Why Pfizer Is Emerging as the Good Guy in Drug Tests That Killed 11 Children

Last Updated May 4, 2010 10:52 AM EDT

None of the victims of Pfizer (PFE)'s Trovan experiment in Nigeria -- in which 11 children died and 200 were injured -- have received their share of $35 million in compensation that the company agreed to pay them back in July 2009. Nigerian officials will now hire a U.S. company to conduct DNA tests on 217 Trovan claimants who have thus far failed to prove they were the actual patients harmed in the 1996 meningitis tests. Trovan was later banned in the U.S. and Europe.

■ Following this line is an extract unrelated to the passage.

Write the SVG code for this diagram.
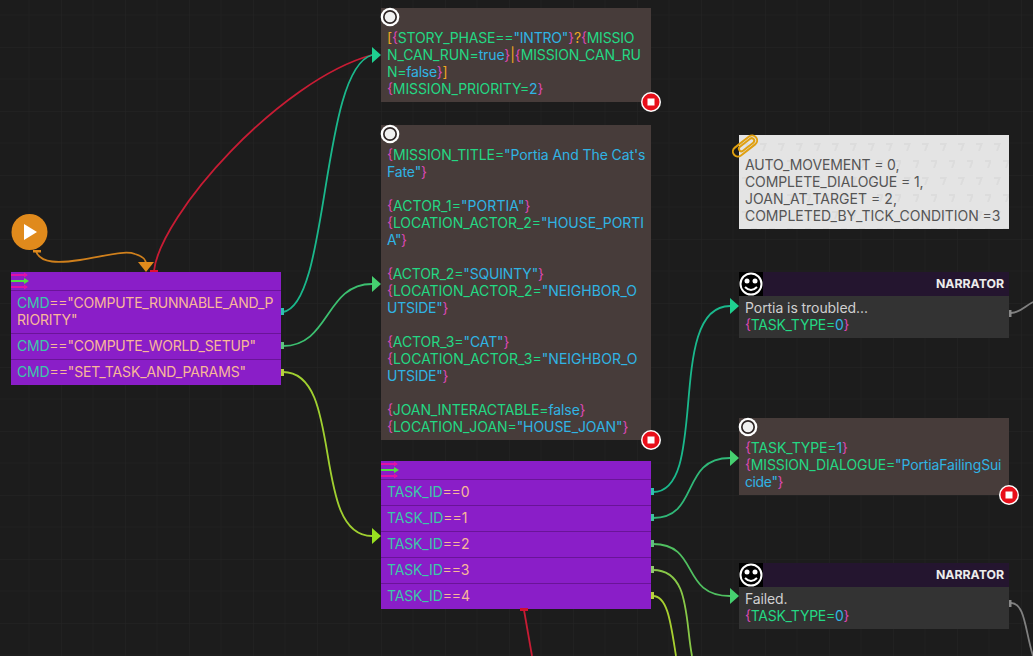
<svg xmlns="http://www.w3.org/2000/svg" width="1033" height="656" viewBox="0 0 1033 656">
<style>
text{font-family:Inter,"Noto Sans",sans-serif;font-size:14px;white-space:pre}
.wire{fill:none;stroke-width:1.800}
.cond{fill:#8a1ec8}.sep{stroke:#6a1498;stroke-width:1}
.brown{fill:#473c3a}
.p{fill:#dc48b4}.g{fill:#24d884}.b{fill:#30b4e4}.o{fill:#f0a820}
.t{fill:#3cc8a8}.s{fill:#f8b898}
.w{fill:#d0d0d0}.k{fill:#555}
.n{fill:#ececec;font-size:12.300px;font-weight:700}
</style>
<defs>
<pattern id="grid" width="64" height="64" patternUnits="userSpaceOnUse" x="-3" y="47"><path d="M32 0V64M0 32H64" fill="none" stroke="#1f1f1f" stroke-width="1"/><path d="M64 0H0V64" fill="none" stroke="#252525" stroke-width="1"/></pattern>
<pattern id="tex" width="18" height="34" patternUnits="userSpaceOnUse" x="739" y="135"><path d="M3 8h7l-3 8h-2l2-6h-4zM12 25h7l-3 8h-2l2-6h-4z" fill="#dcdcdc"/></pattern>
<g id="start"><circle r="9.300" fill="#fff"/><circle r="7" fill="#2e2626"/><circle r="5.300" fill="#f0f0f0"/></g>
<g id="stop"><circle r="10" fill="#fff"/><circle r="8.500" fill="#e80f1a"/><rect x="-3.500" y="-3.500" width="7" height="7" fill="#fff"/></g>
<g id="flags"><path d="M0 1H16M0 13H16" stroke="#e010a8" stroke-width="2"/><path d="M13 -1.500l4 2.500-4 2.500zM13 10.500l4 2.500-4 2.500z" fill="#e010a8"/><path d="M0 7H15" stroke="#50e040" stroke-width="2"/><path d="M13 4l5 3-5 3z" fill="#50e040"/></g>
<g id="smile"><rect x="-12" y="-12" width="24" height="24" fill="#000"/><circle r="10.500" fill="none" stroke="#fff" stroke-width="2"/><circle cx="-4" cy="-3" r="2.500" fill="#fff"/><circle cx="4" cy="-3" r="2.500" fill="#fff"/><path d="M-6 3Q0 9 6 3" fill="none" stroke="#fff" stroke-width="2"/></g>
</defs>
<rect width="1033" height="656" fill="#1c1c1c"/>
<rect width="1033" height="656" fill="url(#grid)"/>

<g id="connectors">
<path class="wire" stroke="#d0801c" d="M36 251C40 264 60 263 80 260C105 256 125 250 135 254C142 256 146 260 146 264"/>
<path class="wire" stroke="#c81c34" d="M154 271C160 215 280 80 372 55"/>
<path class="wire" stroke="#1ab88c" d="M283 312C330 305 320 70 372 55"/>
<path class="wire" stroke="#3cc070" d="M283 346C330 346 325 284 372 284"/>
<path class="wire" stroke="#a0d030" d="M283 372C345 372 310 536 372 536"/>
<path class="wire" stroke="#1ab88c" d="M653 492C710 492 665 306 730 306"/>
<path class="wire" stroke="#30b878" d="M653 518C700 518 680 458 730 458"/>
<path class="wire" stroke="#50c060" d="M653 544C700 544 680 596 730 596"/>
<path class="wire" stroke="#88c848" d="M653 570C690 570 685 620 692 656"/>
<path class="wire" stroke="#a8d030" d="M653 596C668 596 671 625 676 656"/>
<path class="wire" stroke="#c81c34" d="M524 610L532 656"/>
<path class="wire" stroke="#808080" d="M1011 313C1020 313 1025 306 1033 302"/>
<path class="wire" stroke="#808080" d="M1011 603C1025 603 1025 630 1033 656"/>
<path fill="#1fd090" d="M372 47l9 8-9 8z"/>
<path fill="#46d070" d="M372 276l9 8-9 8z"/>
<path fill="#98e020" d="M372 528l9 8-9 8z"/>
<path fill="#1fd090" d="M730 298l9 8-9 8z"/>
<path fill="#46d070" d="M730 450l9 8-9 8z"/>
<path fill="#46d070" d="M730 588l9 8-9 8z"/>
</g>

<g id="entry"><circle cx="29.500" cy="232" r="18" fill="#e08a1c"/><path d="M24 224l13 8-13 8z" fill="#fff"/><rect x="33" y="250" width="8" height="2.500" fill="#e08a1c"/></g>

<g id="switch-cmd">
<path d="M138 262h16l-8 10z" fill="#e08a1c"/><rect x="150" y="270" width="8" height="3" fill="#e01030"/>
<rect class="cond" x="11" y="272" width="270" height="113"/>
<use href="#flags" x="11" y="274"/>
<path class="sep" d="M11 290.500H281M11 333.500H281M11 359.500H281"/>
<rect x="281" y="308" width="3" height="7" fill="#30c0b0"/><rect x="281" y="342" width="3" height="7" fill="#60c080"/><rect x="281" y="369" width="3" height="7" fill="#b8d040"/>
<text x="17" y="308" textLength="256.500"><tspan class="t">CMD</tspan><tspan class="s">=="COMPUTE_RUNNABLE_AND_P</tspan></text>
<text class="s" x="17" y="325" textLength="60.500">RIORITY"</text>
<text x="17" y="351" textLength="239"><tspan class="t">CMD</tspan><tspan class="s">=="COMPUTE_WORLD_SETUP"</tspan></text>
<text x="17" y="377" textLength="229"><tspan class="t">CMD</tspan><tspan class="s">=="SET_TASK_AND_PARAMS"</tspan></text>
</g>

<g id="set-can-run">
<rect class="brown" x="381" y="8" width="270" height="94"/>
<use href="#start" x="390" y="17"/>
<text x="387" y="43" textLength="247.500"><tspan class="o">[</tspan><tspan class="p">{</tspan><tspan class="g">STORY_PHASE==</tspan><tspan class="b">"INTRO"</tspan><tspan class="p">}</tspan><tspan class="o">?</tspan><tspan class="p">{</tspan><tspan class="g">MISSIO</tspan></text>
<text x="387" y="60" textLength="254"><tspan class="g">N_CAN_RUN=</tspan><tspan class="b">true</tspan><tspan class="p">}</tspan><tspan class="o">|</tspan><tspan class="p">{</tspan><tspan class="g">MISSION_CAN_RU</tspan></text>
<text x="387" y="77" textLength="60.500"><tspan class="g">N=</tspan><tspan class="b">false</tspan><tspan class="p">}</tspan><tspan class="o">]</tspan></text>
<text x="387" y="94" textLength="156.500"><tspan class="p">{</tspan><tspan class="g">MISSION_PRIORITY=</tspan><tspan class="b">2</tspan><tspan class="p">}</tspan></text>
<use href="#stop" x="651" y="102"/>
</g>

<g id="set-world">
<rect class="brown" x="381" y="125" width="270" height="315"/>
<use href="#start" x="390" y="134"/>
<text x="387" y="160" textLength="258.500"><tspan class="p">{</tspan><tspan class="g">MISSION_TITLE=</tspan><tspan class="b">"Portia And The Cat's</tspan></text>
<text x="387" y="177" textLength="40"><tspan class="b">Fate"</tspan><tspan class="p">}</tspan></text>
<text x="387" y="211" textLength="143.500"><tspan class="p">{</tspan><tspan class="g">ACTOR_1=</tspan><tspan class="b">"PORTIA"</tspan><tspan class="p">}</tspan></text>
<text x="387" y="228" textLength="257"><tspan class="p">{</tspan><tspan class="g">LOCATION_ACTOR_2=</tspan><tspan class="b">"HOUSE_PORTI</tspan></text>
<text x="387" y="245" textLength="20"><tspan class="b">A"</tspan><tspan class="p">}</tspan></text>
<text x="387" y="279" textLength="157"><tspan class="p">{</tspan><tspan class="g">ACTOR_2=</tspan><tspan class="b">"SQUINTY"</tspan><tspan class="p">}</tspan></text>
<text x="387" y="296" textLength="250"><tspan class="p">{</tspan><tspan class="g">LOCATION_ACTOR_2=</tspan><tspan class="b">"NEIGHBOR_O</tspan></text>
<text x="387" y="313" textLength="61.500"><tspan class="b">UTSIDE"</tspan><tspan class="p">}</tspan></text>
<text x="387" y="347" textLength="122.500"><tspan class="p">{</tspan><tspan class="g">ACTOR_3=</tspan><tspan class="b">"CAT"</tspan><tspan class="p">}</tspan></text>
<text x="387" y="364" textLength="250.500"><tspan class="p">{</tspan><tspan class="g">LOCATION_ACTOR_3=</tspan><tspan class="b">"NEIGHBOR_O</tspan></text>
<text x="387" y="381" textLength="61.500"><tspan class="b">UTSIDE"</tspan><tspan class="p">}</tspan></text>
<text x="387" y="415" textLength="198.500"><tspan class="p">{</tspan><tspan class="g">JOAN_INTERACTABLE=</tspan><tspan class="b">false</tspan><tspan class="p">}</tspan></text>
<text x="387" y="432" textLength="241.500"><tspan class="p">{</tspan><tspan class="g">LOCATION_JOAN=</tspan><tspan class="b">"HOUSE_JOAN"</tspan><tspan class="p">}</tspan></text>
<use href="#stop" x="651" y="440"/>
</g>

<g id="switch-task">
<rect class="cond" x="381" y="461" width="270" height="148"/>
<use href="#flags" x="381" y="463"/>
<path class="sep" d="M381 479.500H651M381 505.500H651M381 531.500H651M381 557.500H651M381 583.500H651"/>
<rect x="651" y="488" width="3" height="7" fill="#30c0b0"/><rect x="651" y="514" width="3" height="7" fill="#40c0a0"/><rect x="651" y="540" width="3" height="7" fill="#60c080"/><rect x="651" y="566" width="3" height="7" fill="#90c870"/><rect x="651" y="592" width="3" height="7" fill="#b8d040"/>
<rect x="520" y="608" width="8" height="3" fill="#d01030"/>
<text x="387" y="497" textLength="82.500"><tspan class="t">TASK_ID</tspan><tspan class="s">==0</tspan></text>
<text x="387" y="523" textLength="80.500"><tspan class="t">TASK_ID</tspan><tspan class="s">==1</tspan></text>
<text x="387" y="549" textLength="82.500"><tspan class="t">TASK_ID</tspan><tspan class="s">==2</tspan></text>
<text x="387" y="575" textLength="82.500"><tspan class="t">TASK_ID</tspan><tspan class="s">==3</tspan></text>
<text x="387" y="601" textLength="83"><tspan class="t">TASK_ID</tspan><tspan class="s">==4</tspan></text>
</g>

<g id="comment">
<rect x="739" y="135" width="270" height="94" fill="#e4e4e4"/>
<rect x="739" y="135" width="270" height="94" fill="url(#tex)"/>
<g transform="translate(745 146) rotate(-38)" fill="none" stroke="#e0a010" stroke-width="2"><rect x="-14" y="-5" width="28" height="10" rx="5"/><rect x="-7" y="-2.500" width="18" height="5" rx="2.500"/></g>
<text class="k" x="745" y="170" textLength="154.500">AUTO_MOVEMENT = 0,</text>
<text class="k" x="745" y="187" textLength="178.500">COMPLETE_DIALOGUE = 1,</text>
<text class="k" x="745" y="204" textLength="152">JOAN_AT_TARGET = 2,</text>
<text class="k" x="745" y="221" textLength="255.500">COMPLETED_BY_TICK_CONDITION =3</text>
</g>

<g id="narrator-1">
<rect x="739" y="272" width="270" height="24" fill="#24152f"/>
<rect x="739" y="296" width="270" height="42" fill="#333"/>
<use href="#smile" x="751" y="284"/>
<text class="n" x="936" y="288" textLength="68">NARRATOR</text>
<text class="w" x="745" y="313" textLength="123">Portia is troubled...</text>
<text x="745" y="330" textLength="104.500"><tspan class="p">{</tspan><tspan class="g">TASK_TYPE=</tspan><tspan class="b">0</tspan><tspan class="p">}</tspan></text>
<rect x="1009" y="310" width="2.500" height="7" fill="#888"/>
</g>

<g id="set-task-type">
<rect class="brown" x="739" y="418" width="270" height="77"/>
<use href="#start" x="748" y="427"/>
<text x="745" y="453" textLength="103"><tspan class="p">{</tspan><tspan class="g">TASK_TYPE=</tspan><tspan class="b">1</tspan><tspan class="p">}</tspan></text>
<text x="745" y="470" textLength="256.500"><tspan class="p">{</tspan><tspan class="g">MISSION_DIALOGUE=</tspan><tspan class="b">"PortiaFailingSui</tspan></text>
<text x="745" y="487" textLength="38.500"><tspan class="b">cide"</tspan><tspan class="p">}</tspan></text>
<use href="#stop" x="1009" y="495"/>
</g>

<g id="narrator-2">
<rect x="739" y="563" width="270" height="24" fill="#24152f"/>
<rect x="739" y="587" width="270" height="42" fill="#333"/>
<use href="#smile" x="751" y="575"/>
<text class="n" x="936" y="579" textLength="68">NARRATOR</text>
<text class="w" x="745" y="604" textLength="42.500">Failed.</text>
<text x="745" y="621" textLength="104.500"><tspan class="p">{</tspan><tspan class="g">TASK_TYPE=</tspan><tspan class="b">0</tspan><tspan class="p">}</tspan></text>
<rect x="1009" y="600" width="2.500" height="7" fill="#888"/>
</g>
</svg>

Even though the Trovan debacle tarred Pfizer's name -- it may have inspired the book and movie The Constant Gardener -- it's Pfizer that is now emerging as the good guy. Nigerian officials, who earmarked a further $40 million in settlement money for their own healthcare projects, have repeatedly failed to figure out which patients should get the money even though they've had 14 years to do so.

It's a reminder to managers that even when you screw up royally, your company's brand can still retain its dignity as long as you play it straight when fixing the mess. And the Trovan settlement is a mess: About 600 people filed forms demanding compensation even though only 200 people were actually part of the test. In November, Pfizer demanded the DNA of claimants after it emerged that Nigerian officials had lost their list of victims. Various other Nigerian "officials" have been maneuvering for a slice of the payout.

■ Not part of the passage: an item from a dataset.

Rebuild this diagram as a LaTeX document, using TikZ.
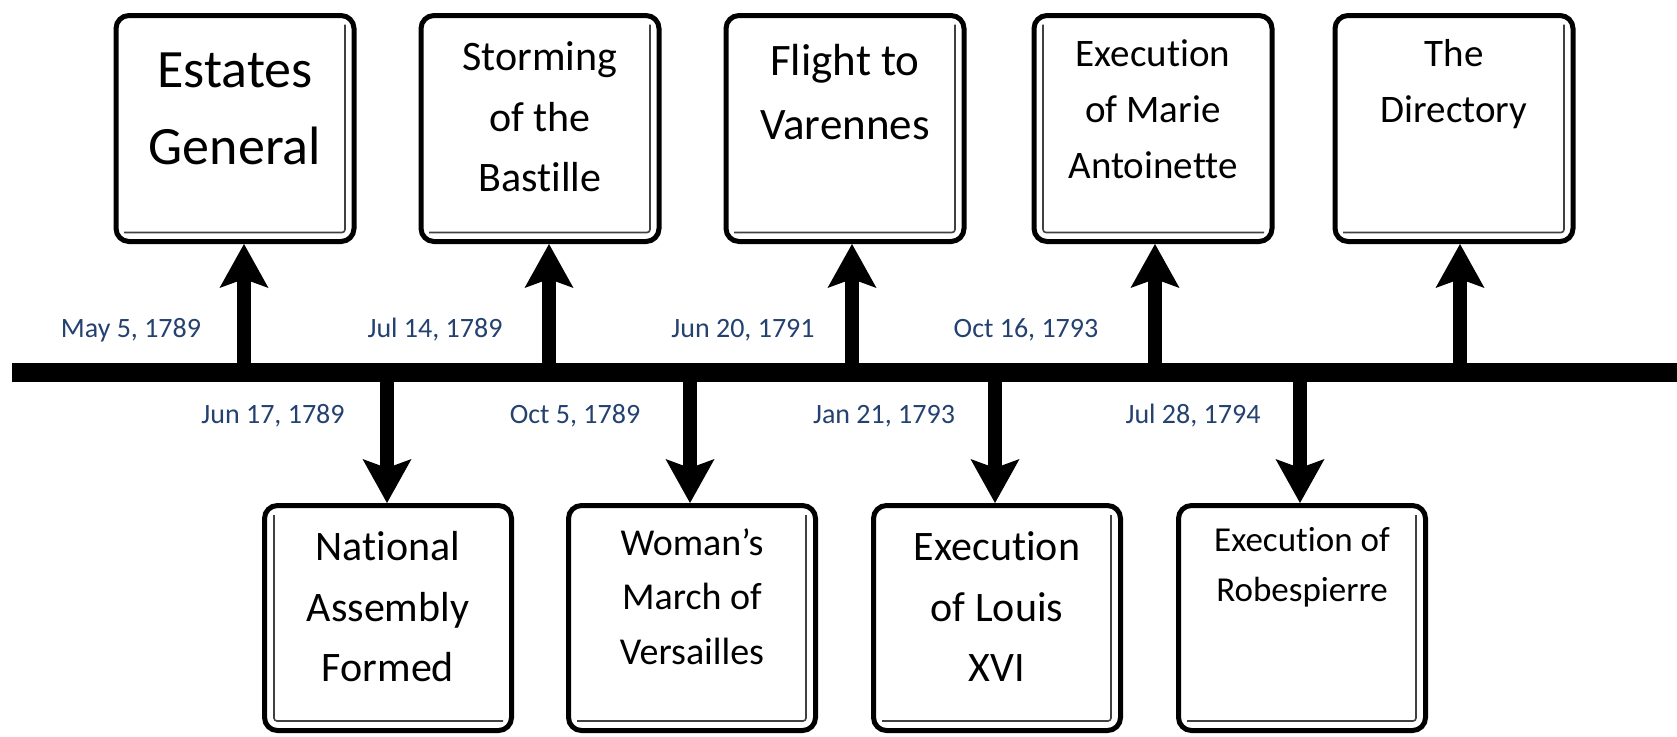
\documentclass[tikz,border=0pt]{standalone}
\usepackage{fontspec}
\setmainfont{Carlito}[Ligatures=CommonOff]
\usetikzlibrary{arrows.meta,calc}
\definecolor{datecolor}{HTML}{24416F}
\tikzset{
  timeline/.style={line width=19pt},
  eventarrow/.style={line width=14pt, -{Stealth[length=44pt, width=49pt, inset=9pt, line width=0pt]}},
  eventbox/.style={draw, line width=5pt, rounded corners=13pt, inner sep=0pt},
  innerrule/.style={line width=1.6pt, black!75, rounded corners=3pt},
  eventtext/.style={anchor=base, inner sep=0pt},
  datetext/.style={anchor=base, inner sep=0pt, text=datecolor, font=\fontsize{28}{32}\selectfont},
}
\begin{document}
\begin{tikzpicture}[x=1pt, y=-1pt]
  \useasboundingbox (0,0) rectangle (1677,736);
  % the time line
  \coordinate (tl_start) at (12,372);
  \coordinate (tl_end) at (1677,372);
  \draw[timeline] (tl_start) -- (tl_end);
  % events above the line
  \foreach \bx/\ax/\fs/\sd/\txt [count=\i] in {
      235/244/54/1/{Estates\\General},
      540/549/42/1/{Storming\\of the\\Bastille},
      845/852/45/1/{Flight to\\Varennes},
      1153/1155/39/-1/{Execution\\of Marie\\Antoinette},
      1454/1460/39/1/{The\\Directory}}
  {
    \node[eventbox, minimum width=238pt, minimum height=226pt] (above_\i) at (\bx,128.5) {};
    \pgfmathsetmacro{\baseoff}{1.38*\fs}
    \pgfmathsetmacro{\lineskp}{1.43*\fs}
    \node[eventtext, font=\fontsize{\fs}{\lineskp}\selectfont] (abovetext_\i) at ([yshift=-\baseoff pt]above_\i.north) {\parbox[t]{230pt}{\centering\txt}};
    \draw[innerrule] ($(above_\i)+(\sd*110,-104)$) -- ($(above_\i)+(\sd*110,104)$) -- ($(above_\i)+(\sd*-111,104)$);
    \coordinate (upfoot_\i) at (\ax,372);
    \draw[eventarrow] (upfoot_\i) -- (upfoot_\i |- above_\i.south);
  }
  % events below the line
  \foreach \bx/\ax/\fs/\sd/\txt [count=\i] in {
      388/387/42/-1/{National\\Assembly\\Formed},
      692/690/38/1/{Woman’s\\March of\\Versailles},
      997/995/42/1/{Execution\\of Louis\\XVI},
      1302/1300/35/1/{Execution of\\Robespierre}}
  {
    \node[eventbox, minimum width=247pt, minimum height=225pt] (below_\i) at (\bx,618) {};
    \pgfmathsetmacro{\baseoff}{1.38*\fs}
    \pgfmathsetmacro{\lineskp}{1.43*\fs}
    \node[eventtext, font=\fontsize{\fs}{\lineskp}\selectfont] (belowtext_\i) at ([yshift=-\baseoff pt]below_\i.north) {\parbox[t]{230pt}{\centering\txt}};
    \draw[innerrule] ($(below_\i)+(\sd*114,-103)$) -- ($(below_\i)+(\sd*114,103)$) -- ($(below_\i)+(\sd*-115,103)$);
    \coordinate (downfoot_\i) at (\ax,372);
    \draw[eventarrow] (downfoot_\i) -- (downfoot_\i |- below_\i.north);
  }
  % dates
  \foreach \dx/\when [count=\i] in {131/{May 5, 1789}, 435/{Jul 14, 1789}, 743/{Jun 20, 1791}, 1026/{Oct 16, 1793}}
    \node[datetext] (abovedate_\i) at (\dx,337) {\when};
  \foreach \dx/\when [count=\i] in {273/{Jun 17, 1789}, 575/{Oct 5, 1789}, 884/{Jan 21, 1793}, 1193/{Jul 28, 1794}}
    \node[datetext] (belowdate_\i) at (\dx,423) {\when};
\end{tikzpicture}
\end{document}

The chairman of the board of trustees of the Meningitis Trust Fund in Kano , Nigeria, told The Daily Sun on Monday:

  • none of the claimants or applicants whose claim forms are in had met payment requirements.
  • none of the $35 million meant for compensation is in the custody of the board.
  • the trust fund is arguing that any "outstanding" sum of money should not be returned to Pfizer.
To recap: having failed to identify a single individual Nigerian who should receive a penny of the $35 million, the trust fund is arguing that it should nonetheless keep any money left over if victims can't be found. No wonder Pfizer wants to see DNA tests before it writes that check.